DIRECTIONS: Repeat the listing word for word. No pictures belong in the copy.
======== DATA LINES ========
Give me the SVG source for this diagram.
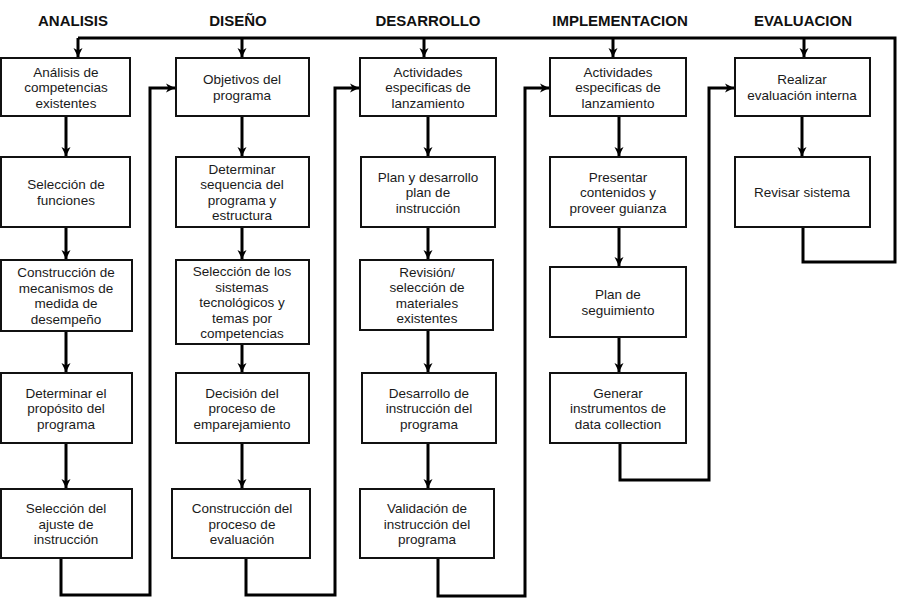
<svg xmlns="http://www.w3.org/2000/svg" width="897" height="606" viewBox="0 0 897 606">
<style>
.box{fill:#fff;stroke:#111;stroke-width:2}
.t{font-family:"Liberation Sans",Arial,sans-serif;font-size:13.5px;fill:#1a1a1a;text-anchor:middle}
.h{font-family:"Liberation Sans",Arial,sans-serif;font-size:15px;font-weight:bold;fill:#111;text-anchor:middle}
.c{fill:none;stroke:#000;stroke-width:3;stroke-linejoin:miter}
.a{fill:none;stroke:#000;stroke-width:3;marker-end:url(#ah)}
</style>
<defs>
<marker id="ah" markerUnits="userSpaceOnUse" markerWidth="10" markerHeight="10" refX="9" refY="5" orient="auto">
<path d="M0,0.5 L9,5 L0,9.5 L2.5,5 Z" fill="#000"/>
</marker>
</defs>
<rect width="897" height="606" fill="#fff"/>
<g id="headers">
<text class="h" x="73" y="26">ANALISIS</text>
<text class="h" x="238" y="26">DISEÑO</text>
<text class="h" x="428" y="26">DESARROLLO</text>
<text class="h" x="620" y="26">IMPLEMENTACION</text>
<text class="h" x="803" y="26">EVALUACION</text>
</g>
<g id="connectors">
<path class="c" d="M803,227 V262 H895 V38 H78"/>
<path class="a" d="M78,38 V57"/>
<path class="a" d="M242,38 V57"/>
<path class="a" d="M424,38 V57"/>
<path class="a" d="M613,38 V57"/>
<path class="a" d="M804,38 V57"/>
<path class="a" d="M66,116 V156"/>
<path class="a" d="M66,227 V259"/>
<path class="a" d="M66,331 V372"/>
<path class="a" d="M66,443 V488"/>
<path class="a" d="M242,116 V156"/>
<path class="a" d="M242,227 V259"/>
<path class="a" d="M242,344 V372"/>
<path class="a" d="M242,443 V488"/>
<path class="a" d="M428,116 V156"/>
<path class="a" d="M428,227 V259"/>
<path class="a" d="M428,330 V372"/>
<path class="a" d="M428,443 V488"/>
<path class="a" d="M619,116 V156"/>
<path class="a" d="M619,227 V266"/>
<path class="a" d="M619,337 V372"/>
<path class="a" d="M802,116 V156"/>
<path class="a" d="M61,558 V595 H150 V88 H175"/>
<path class="a" d="M246,558 V595 H335 V88 H359"/>
<path class="a" d="M438,558 V596 H525 V88 H549"/>
<path class="a" d="M620,443 V480 H709 V88 H734"/>
</g>
<g id="n1_1"><rect class="box" x="1" y="58" width="129" height="58"/><text class="t"><tspan x="66" y="76.5">Análisis de</tspan><tspan x="66" y="92">competencias</tspan><tspan x="66" y="107.5">existentes</tspan></text></g>
<g id="n1_2"><rect class="box" x="1" y="157" width="129" height="70"/><text class="t"><tspan x="66" y="189">Selección de</tspan><tspan x="66" y="205">funciones</tspan></text></g>
<g id="n1_3"><rect class="box" x="1" y="260" width="131" height="71"/><text class="t"><tspan x="66" y="277">Construcción de</tspan><tspan x="66" y="293">mecanismos de</tspan><tspan x="66" y="308">medida de</tspan><tspan x="66" y="324">desempeño</tspan></text></g>
<g id="n1_4"><rect class="box" x="1" y="373" width="131" height="70"/><text class="t"><tspan x="66" y="397.5">Determinar el</tspan><tspan x="66" y="413">propósito del</tspan><tspan x="66" y="428.5">programa</tspan></text></g>
<g id="n1_5"><rect class="box" x="1" y="489" width="131" height="69"/><text class="t"><tspan x="66" y="513">Selección del</tspan><tspan x="66" y="528.5">ajuste de</tspan><tspan x="66" y="544">instrucción</tspan></text></g>
<g id="n2_1"><rect class="box" x="176" y="58" width="133" height="58"/><text class="t"><tspan x="242" y="84">Objetivos del</tspan><tspan x="242" y="100">programa</tspan></text></g>
<g id="n2_2"><rect class="box" x="176" y="157" width="133" height="70"/><text class="t"><tspan x="242" y="174">Determinar</tspan><tspan x="242" y="189">sequencia del</tspan><tspan x="242" y="205">programa  y</tspan><tspan x="242" y="220">estructura</tspan></text></g>
<g id="n2_3"><rect class="box" x="176" y="260" width="133" height="84"/><text class="t"><tspan x="242" y="276">Selección de los</tspan><tspan x="242" y="291.5">sistemas</tspan><tspan x="242" y="307">tecnológicos  y</tspan><tspan x="242" y="322.5">temas por</tspan><tspan x="242" y="338">competencias</tspan></text></g>
<g id="n2_4"><rect class="box" x="176" y="373" width="133" height="70"/><text class="t"><tspan x="242" y="397.5">Decisión del</tspan><tspan x="242" y="413">proceso de</tspan><tspan x="242" y="428.5">emparejamiento</tspan></text></g>
<g id="n2_5"><rect class="box" x="172" y="489" width="138" height="69"/><text class="t"><tspan x="242" y="513">Construcción del</tspan><tspan x="242" y="528.5">proceso de</tspan><tspan x="242" y="544">evaluación</tspan></text></g>
<g id="n3_1"><rect class="box" x="360" y="58" width="136" height="58"/><text class="t"><tspan x="428" y="76.5">Actividades</tspan><tspan x="428" y="92">especificas de</tspan><tspan x="428" y="107.5">lanzamiento</tspan></text></g>
<g id="n3_2"><rect class="box" x="361" y="157" width="134" height="70"/><text class="t"><tspan x="428" y="181.5">Plan y desarrollo</tspan><tspan x="428" y="197">plan de</tspan><tspan x="428" y="212.5">instrucción</tspan></text></g>
<g id="n3_3"><rect class="box" x="360" y="260" width="133" height="70"/><text class="t"><tspan x="427" y="277">Revisión/</tspan><tspan x="427" y="292">selección de</tspan><tspan x="427" y="308">materiales</tspan><tspan x="427" y="323">existentes</tspan></text></g>
<g id="n3_4"><rect class="box" x="362" y="373" width="134" height="70"/><text class="t"><tspan x="429" y="397.5">Desarrollo de</tspan><tspan x="429" y="413">instrucción del</tspan><tspan x="429" y="428.5">programa</tspan></text></g>
<g id="n3_5"><rect class="box" x="360" y="489" width="134" height="69"/><text class="t"><tspan x="427" y="513">Validación de</tspan><tspan x="427" y="528.5">instrucción del</tspan><tspan x="427" y="544">programa</tspan></text></g>
<g id="n4_1"><rect class="box" x="550" y="58" width="136" height="58"/><text class="t"><tspan x="618" y="76.5">Actividades</tspan><tspan x="618" y="92">especificas de</tspan><tspan x="618" y="107.5">lanzamiento</tspan></text></g>
<g id="n4_2"><rect class="box" x="550" y="157" width="136" height="70"/><text class="t"><tspan x="618" y="181.5">Presentar</tspan><tspan x="618" y="197">contenidos y</tspan><tspan x="618" y="212.5">proveer guianza</tspan></text></g>
<g id="n4_3"><rect class="box" x="550" y="267" width="136" height="70"/><text class="t"><tspan x="618" y="299">Plan de</tspan><tspan x="618" y="315">seguimiento</tspan></text></g>
<g id="n4_4"><rect class="box" x="550" y="373" width="136" height="70"/><text class="t"><tspan x="618" y="397.5">Generar</tspan><tspan x="618" y="413">instrumentos de</tspan><tspan x="618" y="428.5">data collection</tspan></text></g>
<g id="n5_1"><rect class="box" x="735" y="58" width="135" height="58"/><text class="t"><tspan x="802" y="84">Realizar</tspan><tspan x="802" y="100">evaluación interna</tspan></text></g>
<g id="n5_2"><rect class="box" x="735" y="157" width="135" height="70"/><text class="t"><tspan x="802" y="197">Revisar sistema</tspan></text></g>
</svg>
========
ANSWER TO THE EXERCISE:
Give me the SVG source for this diagram.
<svg xmlns="http://www.w3.org/2000/svg" width="897" height="606" viewBox="0 0 897 606">
<style>
.box{fill:#fff;stroke:#111;stroke-width:2}
.t{font-family:"Liberation Sans",Arial,sans-serif;font-size:13.5px;fill:#1a1a1a;text-anchor:middle}
.h{font-family:"Liberation Sans",Arial,sans-serif;font-size:15px;font-weight:bold;fill:#111;text-anchor:middle}
.c{fill:none;stroke:#000;stroke-width:3;stroke-linejoin:miter}
.a{fill:none;stroke:#000;stroke-width:3;marker-end:url(#ah)}
</style>
<defs>
<marker id="ah" markerUnits="userSpaceOnUse" markerWidth="10" markerHeight="10" refX="9" refY="5" orient="auto">
<path d="M0,0.5 L9,5 L0,9.5 L2.5,5 Z" fill="#000"/>
</marker>
</defs>
<rect width="897" height="606" fill="#fff"/>
<g id="headers">
<text class="h" x="73" y="26">ANALISIS</text>
<text class="h" x="238" y="26">DISEÑO</text>
<text class="h" x="428" y="26">DESARROLLO</text>
<text class="h" x="620" y="26">IMPLEMENTACION</text>
<text class="h" x="803" y="26">EVALUACION</text>
</g>
<g id="connectors">
<path class="c" d="M803,227 V262 H895 V38 H78"/>
<path class="a" d="M78,38 V57"/>
<path class="a" d="M242,38 V57"/>
<path class="a" d="M424,38 V57"/>
<path class="a" d="M613,38 V57"/>
<path class="a" d="M804,38 V57"/>
<path class="a" d="M66,116 V156"/>
<path class="a" d="M66,227 V259"/>
<path class="a" d="M66,331 V372"/>
<path class="a" d="M66,443 V488"/>
<path class="a" d="M242,116 V156"/>
<path class="a" d="M242,227 V259"/>
<path class="a" d="M242,344 V372"/>
<path class="a" d="M242,443 V488"/>
<path class="a" d="M428,116 V156"/>
<path class="a" d="M428,227 V259"/>
<path class="a" d="M428,330 V372"/>
<path class="a" d="M428,443 V488"/>
<path class="a" d="M619,116 V156"/>
<path class="a" d="M619,227 V266"/>
<path class="a" d="M619,337 V372"/>
<path class="a" d="M802,116 V156"/>
<path class="a" d="M61,558 V595 H150 V88 H175"/>
<path class="a" d="M246,558 V595 H335 V88 H359"/>
<path class="a" d="M438,558 V596 H525 V88 H549"/>
<path class="a" d="M620,443 V480 H709 V88 H734"/>
</g>
<g id="n1_1"><rect class="box" x="1" y="58" width="129" height="58"/><text class="t"><tspan x="66" y="76.5">Análisis de</tspan><tspan x="66" y="92">competencias</tspan><tspan x="66" y="107.5">existentes</tspan></text></g>
<g id="n1_2"><rect class="box" x="1" y="157" width="129" height="70"/><text class="t"><tspan x="66" y="189">Selección de</tspan><tspan x="66" y="205">funciones</tspan></text></g>
<g id="n1_3"><rect class="box" x="1" y="260" width="131" height="71"/><text class="t"><tspan x="66" y="277">Construcción de</tspan><tspan x="66" y="293">mecanismos de</tspan><tspan x="66" y="308">medida de</tspan><tspan x="66" y="324">desempeño</tspan></text></g>
<g id="n1_4"><rect class="box" x="1" y="373" width="131" height="70"/><text class="t"><tspan x="66" y="397.5">Determinar el</tspan><tspan x="66" y="413">propósito del</tspan><tspan x="66" y="428.5">programa</tspan></text></g>
<g id="n1_5"><rect class="box" x="1" y="489" width="131" height="69"/><text class="t"><tspan x="66" y="513">Selección del</tspan><tspan x="66" y="528.5">ajuste de</tspan><tspan x="66" y="544">instrucción</tspan></text></g>
<g id="n2_1"><rect class="box" x="176" y="58" width="133" height="58"/><text class="t"><tspan x="242" y="84">Objetivos del</tspan><tspan x="242" y="100">programa</tspan></text></g>
<g id="n2_2"><rect class="box" x="176" y="157" width="133" height="70"/><text class="t"><tspan x="242" y="174">Determinar</tspan><tspan x="242" y="189">sequencia del</tspan><tspan x="242" y="205">programa  y</tspan><tspan x="242" y="220">estructura</tspan></text></g>
<g id="n2_3"><rect class="box" x="176" y="260" width="133" height="84"/><text class="t"><tspan x="242" y="276">Selección de los</tspan><tspan x="242" y="291.5">sistemas</tspan><tspan x="242" y="307">tecnológicos  y</tspan><tspan x="242" y="322.5">temas por</tspan><tspan x="242" y="338">competencias</tspan></text></g>
<g id="n2_4"><rect class="box" x="176" y="373" width="133" height="70"/><text class="t"><tspan x="242" y="397.5">Decisión del</tspan><tspan x="242" y="413">proceso de</tspan><tspan x="242" y="428.5">emparejamiento</tspan></text></g>
<g id="n2_5"><rect class="box" x="172" y="489" width="138" height="69"/><text class="t"><tspan x="242" y="513">Construcción del</tspan><tspan x="242" y="528.5">proceso de</tspan><tspan x="242" y="544">evaluación</tspan></text></g>
<g id="n3_1"><rect class="box" x="360" y="58" width="136" height="58"/><text class="t"><tspan x="428" y="76.5">Actividades</tspan><tspan x="428" y="92">especificas de</tspan><tspan x="428" y="107.5">lanzamiento</tspan></text></g>
<g id="n3_2"><rect class="box" x="361" y="157" width="134" height="70"/><text class="t"><tspan x="428" y="181.5">Plan y desarrollo</tspan><tspan x="428" y="197">plan de</tspan><tspan x="428" y="212.5">instrucción</tspan></text></g>
<g id="n3_3"><rect class="box" x="360" y="260" width="133" height="70"/><text class="t"><tspan x="427" y="277">Revisión/</tspan><tspan x="427" y="292">selección de</tspan><tspan x="427" y="308">materiales</tspan><tspan x="427" y="323">existentes</tspan></text></g>
<g id="n3_4"><rect class="box" x="362" y="373" width="134" height="70"/><text class="t"><tspan x="429" y="397.5">Desarrollo de</tspan><tspan x="429" y="413">instrucción del</tspan><tspan x="429" y="428.5">programa</tspan></text></g>
<g id="n3_5"><rect class="box" x="360" y="489" width="134" height="69"/><text class="t"><tspan x="427" y="513">Validación de</tspan><tspan x="427" y="528.5">instrucción del</tspan><tspan x="427" y="544">programa</tspan></text></g>
<g id="n4_1"><rect class="box" x="550" y="58" width="136" height="58"/><text class="t"><tspan x="618" y="76.5">Actividades</tspan><tspan x="618" y="92">especificas de</tspan><tspan x="618" y="107.5">lanzamiento</tspan></text></g>
<g id="n4_2"><rect class="box" x="550" y="157" width="136" height="70"/><text class="t"><tspan x="618" y="181.5">Presentar</tspan><tspan x="618" y="197">contenidos y</tspan><tspan x="618" y="212.5">proveer guianza</tspan></text></g>
<g id="n4_3"><rect class="box" x="550" y="267" width="136" height="70"/><text class="t"><tspan x="618" y="299">Plan de</tspan><tspan x="618" y="315">seguimiento</tspan></text></g>
<g id="n4_4"><rect class="box" x="550" y="373" width="136" height="70"/><text class="t"><tspan x="618" y="397.5">Generar</tspan><tspan x="618" y="413">instrumentos de</tspan><tspan x="618" y="428.5">data collection</tspan></text></g>
<g id="n5_1"><rect class="box" x="735" y="58" width="135" height="58"/><text class="t"><tspan x="802" y="84">Realizar</tspan><tspan x="802" y="100">evaluación interna</tspan></text></g>
<g id="n5_2"><rect class="box" x="735" y="157" width="135" height="70"/><text class="t"><tspan x="802" y="197">Revisar sistema</tspan></text></g>
</svg>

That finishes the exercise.